Le grand apport du mentorat 3.0, c’est la reconnaissance du fait que la personne se trouve au cœur d’un réseau dont elle n’est pas un acteur passif, car les relations sont réciproques, à double sens, d’autant plus riches, en effet, que la réciprocité sera forte. Le mentorat 3.0 reconnaît aussi l’importance de la dimension psychologique dans l’accompagnement d’une transition visant à surmonter des freins, des croyances auto-limitantes, des doutes liés à l’incertitude inhérente à toute période de transition. S’il valorise la personne désignée ou choisie en interne, il valorise également le réseau professionnel à l’extérieur de l’entreprise, de même que le réseau personnel. 

La révolution « One To Many »

D’une certaine manière, le mentorat 3.0 aide à formaliser l’approche empirique qu’on adopte souvent quand on s’entoure de plusieurs personnes dans ce type de transition. Il offre l’intérêt d’une méthode outillée par le digital notamment pour cartographier la constellation des développeurs, des conseils pour conduire et développer la réciprocité de la relation. Cette approche reposant sur la force d’un écosystème, donc partie intégrante de la révolution « One To Many », est particulièrement valable en ces temps (VUCA) où il faut gérer l’incertitude.
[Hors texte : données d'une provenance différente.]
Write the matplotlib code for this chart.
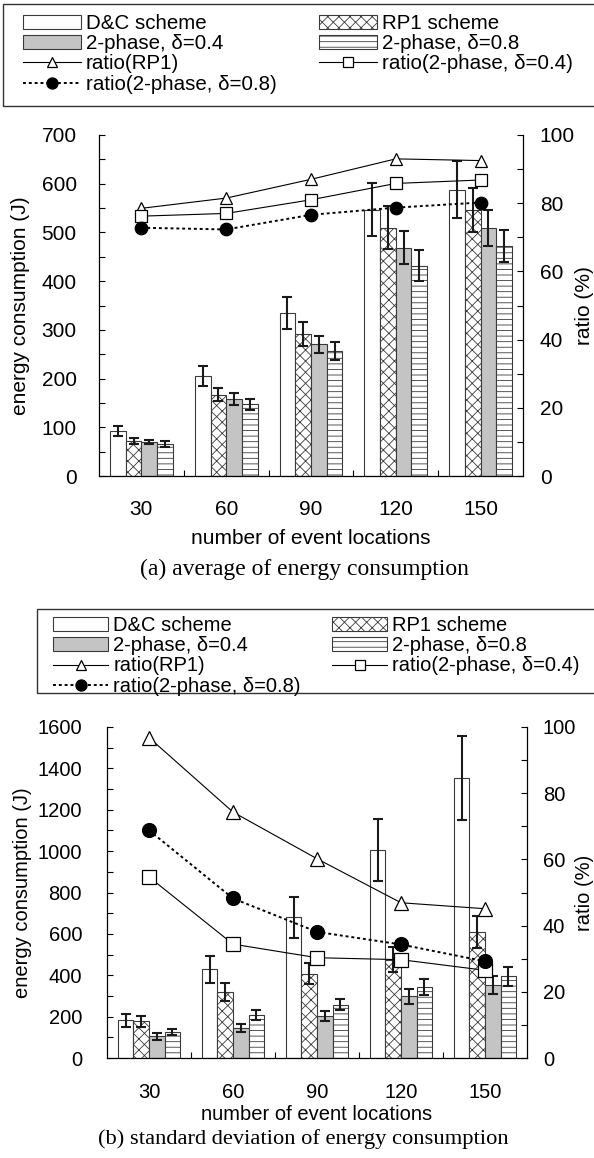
import numpy as np
import matplotlib
matplotlib.use("Agg")
import matplotlib.pyplot as plt
from matplotlib.patches import Patch, Rectangle
from matplotlib.lines import Line2D
from matplotlib.ticker import MultipleLocator

plt.rcParams['font.family'] = ['Liberation Sans', 'DejaVu Sans']
plt.rcParams['hatch.linewidth'] = 0.6

# data
categories = ['30', '60', '90', '120', '150']

# (a) average of energy consumption
avg_dc = [93, 205, 335, 547, 588]
avg_dc_err = [10, 20, 33, 55, 59]
avg_rp1 = [72, 167, 291, 510, 546]
avg_rp1_err = [7, 14, 25, 44, 46]
avg_p04 = [70, 158, 270, 469, 510]
avg_p04_err = [4, 12, 18, 34, 37]
avg_p08 = [66, 147, 257, 432, 472]
avg_p08_err = [6, 11, 18, 31, 33]
avg_ratio_rp1 = [78.5, 81.5, 87.0, 93.0, 92.5]
avg_ratio_p04 = [76.2, 77.0, 81.0, 85.8, 86.8]
avg_ratio_p08 = [72.8, 72.3, 76.6, 78.7, 80.2]

# (b) standard deviation of energy consumption
std_dc = [182, 429, 680, 1004, 1355]
std_dc_err = [30, 66, 100, 149, 203]
std_rp1 = [177, 319, 408, 475, 609]
std_rp1_err = [27, 44, 52, 60, 77]
std_p04 = [105, 145, 203, 298, 354]
std_p04_err = [18, 20, 22, 35, 44]
std_p08 = [126, 210, 258, 343, 395]
std_p08_err = [16, 24, 28, 40, 46]
std_ratio_rp1 = [96.8, 74.3, 60.2, 46.9, 45.1]
std_ratio_p04 = [54.7, 34.4, 30.3, 29.7, 26.5]
std_ratio_p08 = [68.8, 48.2, 38.1, 34.3, 29.2]

bar_labels = ['D&C scheme', 'RP1 scheme', '2-phase, δ=0.4', '2-phase, δ=0.8']
ratio_labels = ['ratio(RP1)', 'ratio(2-phase, δ=0.4)', 'ratio(2-phase, δ=0.8)']

W, H = 594, 1158
EDGE = '#3a3a3a'
GRAY = '#c4c4c4'
bar_styles = [
    dict(facecolor='white', hatch=None),
    dict(facecolor='white', hatch='xxx'),
    dict(facecolor=GRAY, hatch=None),
    dict(facecolor='white', hatch='---'),
]
line_styles = [
    dict(marker='^', mfc='white', ls='-', lw=0.8),
    dict(marker='s', mfc='white', ls='-', lw=0.8),
    dict(marker='o', mfc='black', ls=(0, (1.5, 1.5)), lw=1.4),
]


def fx(px):
    return px / W


def fy(py):
    return 1 - py / H


fig = plt.figure(figsize=(W / 100, H / 100), dpi=100)


def draw_panel(rect, bars, errs, ratios, ymax, ymaj, ymin, fs, msize,
               ylab_x, ylab2_x, xlab_y, ypad, y2pad, xpad):
    ax = fig.add_axes(rect)
    x = np.arange(len(categories))
    w = 0.185
    for i, (vals, err, st) in enumerate(zip(bars, errs, bar_styles)):
        ax.bar(x + (i - 1.5) * w, vals, w, color=st['facecolor'], hatch=st['hatch'],
               edgecolor=EDGE, linewidth=0.8, zorder=2)
        ax.errorbar(x + (i - 1.5) * w, vals, yerr=err, fmt='none', ecolor='#1a1a1a',
                    elinewidth=1.5, capsize=3.5, capthick=1.5, zorder=3)
    ax.set_xlim(-0.5, len(categories) - 0.5)
    ax.set_ylim(0, ymax)
    ax.yaxis.set_major_locator(MultipleLocator(ymaj))
    ax.yaxis.set_minor_locator(MultipleLocator(ymin))
    ax.set_xticks(x)
    ax.set_xticklabels(categories)
    ax.set_xticks(x[:-1] + 0.5, minor=True)
    ax.tick_params(axis='x', which='major', length=0, pad=xpad, labelsize=fs)
    ax.tick_params(axis='x', which='minor', direction='in', length=4, width=0.8)
    ax.tick_params(axis='y', which='both', direction='in', length=4, width=0.8,
                   pad=ypad, labelsize=fs)
    ax.spines['top'].set_visible(False)
    ax.spines['right'].set_visible(False)
    for s in ('left', 'bottom'):
        ax.spines[s].set_linewidth(0.9)
    ax.set_ylabel('energy consumption (J)', fontsize=fs, va='center')
    ax.yaxis.set_label_coords(ylab_x, 0.5)
    ax.set_xlabel('number of event locations', fontsize=fs, va='center')
    ax.xaxis.set_label_coords(0.5, xlab_y)

    ax2 = ax.twinx()
    for vals, st in zip(ratios, line_styles):
        ax2.plot(x, vals, color='black', marker=st['marker'], mfc=st['mfc'],
                 mec='black', mew=0.9, ms=msize, ls=st['ls'], lw=st['lw'], zorder=4)
    ax2.set_ylim(0, 100)
    ax2.yaxis.set_major_locator(MultipleLocator(20))
    ax2.yaxis.set_minor_locator(MultipleLocator(10))
    ax2.tick_params(axis='y', which='both', direction='in', length=4, width=0.8,
                    pad=y2pad, labelsize=fs)
    ax2.spines['top'].set_visible(False)
    ax2.spines['left'].set_visible(False)
    ax2.spines['bottom'].set_visible(False)
    ax2.spines['right'].set_linewidth(0.9)
    ax2.set_ylabel('ratio (%)', fontsize=fs, va='center')
    ax2.yaxis.set_label_coords(ylab2_x, 0.5)
    return ax, ax2


def draw_legend(box, col1_x, col2_x, top_y, fs, hl, tp, ls):
    # frame
    x0, y0, x1, y1 = box
    fig.add_artist(Rectangle((fx(x0), fy(y1)), fx(x1) - fx(x0), fy(y0) - fy(y1),
                             transform=fig.transFigure, fill=False,
                             edgecolor='#333333', linewidth=1.0))
    patches = [Patch(facecolor=st['facecolor'], hatch=st['hatch'], edgecolor=EDGE,
                     linewidth=0.8, label=lab)
               for st, lab in zip(bar_styles, bar_labels)]
    lines = [Line2D([], [], color='black', marker=st['marker'], mfc=st['mfc'],
                    mec='black', mew=0.9, ms=sz, ls=st['ls'], lw=st['lw'], label=lab)
             for st, lab, sz in zip(line_styles, ratio_labels, [6.5, 7.5, 8])]
    col1 = [patches[0], patches[2], lines[0], lines[2]]
    col2 = [patches[1], patches[3], lines[1]]
    for handles, cx in ((col1, col1_x), (col2, col2_x)):
        fig.legend(handles=handles, loc='upper left', bbox_to_anchor=(fx(cx), fy(top_y)),
                   frameon=False, fontsize=fs, handlelength=hl, handleheight=0.65,
                   handletextpad=tp, labelspacing=ls, borderpad=0, borderaxespad=0)


# panel (a)
draw_panel([fx(99), fy(476), (523 - 99) / W, (476 - 135) / H],
           [avg_dc, avg_rp1, avg_p04, avg_p08],
           [avg_dc_err, avg_rp1_err, avg_p04_err, avg_p08_err],
           [avg_ratio_rp1, avg_ratio_p04, avg_ratio_p08],
           700, 100, 50, 15, 9,
           (21 - 99) / 424, (584 - 99) / 424, (476 - 538) / 341, 16, 12, 17)
draw_legend((3, 4, 604, 106), 23, 319, 14, 14.8, 2.8, 0.25, 0.06)
fig.text(fx(304), fy(569), '(a) average of energy consumption',
         family='Liberation Serif', fontsize=17, ha='center', va='center')

# panel (b)
draw_panel([fx(107), fy(1058), (527 - 107) / W, (1058 - 727) / H],
           [std_dc, std_rp1, std_p04, std_p08],
           [std_dc_err, std_rp1_err, std_p04_err, std_p08_err],
           [std_ratio_rp1, std_ratio_p04, std_ratio_p08],
           1600, 200, 100, 14.5, 10,
           (22 - 107) / 420, (584 - 107) / 420, (1058 - 1114) / 331, 18, 11.5, 18)
draw_legend((37, 609, 604, 693), 53, 332, 616, 14.5, 2.75, 0.25, 0.06)
fig.text(fx(303), fy(1139), '(b) standard deviation of energy consumption',
         family='Liberation Serif', fontsize=16.2, ha='center', va='center')

fig.savefig('out.png', dpi=100)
Des entreprises leader sur le marché français (qui se reconnaîtront dans cette tribune !) l’utilisent déjà dans leurs programmes de développement des jeunes cadres, avec des retours du terrain d’ores et déjà très prometteurs.

L’auteur remercie Jean-Roch Houllier (Head of Learning et digital, Safran) ainsi que Gérald Peoux (Directeur Adjoint du Master Humanité et Management, Université de Nanterre Paris Ouest), pionniers dans l’adaptation de la méthode au contexte français, pour leur précieux éclairage sur le mentorat 3.0.